As per the NGT Act, a plea can be filed within 30 days of passing of an order sought to be challenged and the Tribunal, to its
satisfaction, can condone a further delay of 60 days.

“As stated earlier, this Tribunal being a statutory authority is bound by the provisions of the statute and cannot traverse beyond provisions of the NGT Act. Under Section-16 (relating to appellate jurisdiction of NGT) there is clear bar not to entertain appeal filed beyond 60 days,” a bench headed by Tribunal’s Acting Chairperson Justice AS Naidu said.

“Though this Tribunal is liberal in condoning the delay, as and when it finds sufficient reasons and is not super-technical, but then being
a statutory tribunal it cannot ignore the period stipulated in the statute.
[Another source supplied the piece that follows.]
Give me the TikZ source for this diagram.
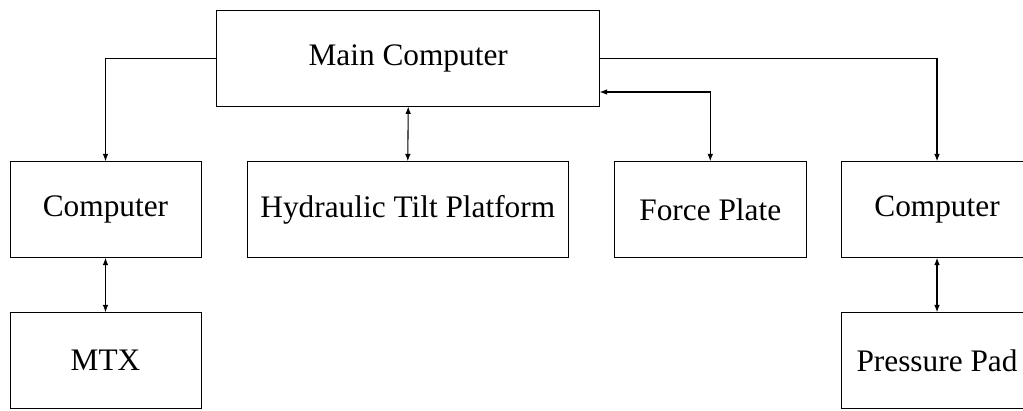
\documentclass[tikz,border=0pt]{standalone}
\usepackage{fontspec}
\setmainfont{Liberation Serif}
\usepackage{tikz}
\usetikzlibrary{arrows.meta}

\begin{document}
\begin{tikzpicture}[x = 0.75pt, y = -0.75pt, >={Latex[length=5.5pt, width=4.2pt]},
        box/.style = {draw, line width = 0.7pt, minimum height = 71.7pt, inner sep = 0pt, font = \fontsize{23.5}{28}\selectfont},
        link/.style = {line width = 0.8pt}]
            %\draw [step = 50, help lines] (0,0) grid (1023,410);
            \useasboundingbox (0,0) rectangle (1023,410);

            \node [box, minimum width = 287.3pt] (mainpc) at (408.2, 58.3) {Main Computer};

            \node [box, minimum width = 143.3pt] (leftpc) at (105.5, 209.5) {Computer};
            \node [box, minimum width = 241.1pt] (tilt) at (407.8, 209.5) {Hydraulic Tilt Platform};
            \node [box, minimum width = 143.5pt] (plate) at (710.3, 209.5) {Force Plate};
            \node [box, minimum width = 143.3pt] (rightpc) at (937, 209.5) {Computer};

            \node [box, minimum width = 143.3pt] (mtx) at (105.5, 360.5) {MTX};
            \node [box, minimum width = 143.3pt] (pad) at (937, 360.5) {Pressure Pad};

            % force plate comes back in low on the right side
            \coordinate (platein) at (599.7, 92);

            \draw [link, ->] (mainpc.west) -| (leftpc.north);
            \draw [link, ->] (mainpc.east) -| (rightpc.north);
            \draw [link, <->] (mainpc.south) -- (tilt.north);
            \draw [link, <->] (platein) -| (plate.north);

            \draw [link, <->] (leftpc.south) -- (mtx.north);
            \draw [link, <->] (rightpc.south) -- (pad.north);
        \end{tikzpicture}
\end{document}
“In view of the discussions made above, we are not inclined to condone the delay and dismiss this petition.

Consequently, the appeal also stands dismissed,” it added.

The plea was filed by Maharashtra-based NGO Janahit Seva Samiti contending that “project is likely to cause hazard to the environment
as well as ecology”.

The NGO had pleaded that the NGT Act came into force from 18 October 2010, but the Tribunal started functioning only from June 2011, and it (NGO) took all “effective and diligent steps to file the appeal as early as possible”.

The plea was “strongly opposed” by MoEF, Nuclear Power Corporation of India Ltd and Maharashtra Pollution Control Board, contending that delay could not be condoned as they have “substantially gone ahead with the project”, incurred huge expenses and “any hindrance at this stage would cause great prejudice”.

The bench noted that as the Tribunal started functioning only from June 2011, the Supreme Court had in a judgement extended the period for filing an appeal by 60 days commencing from 30 May 2011 and “thus the last date for filing an appeal was extended till 30 July 2011”.

“The appellant (NGO) failed to avail the opportunity granted by the Supreme Court and did not file the appeal within extended period too.

“The appeal was filed only in the month of September 2011. Thus, the same is grossly barred by time,” the bench said.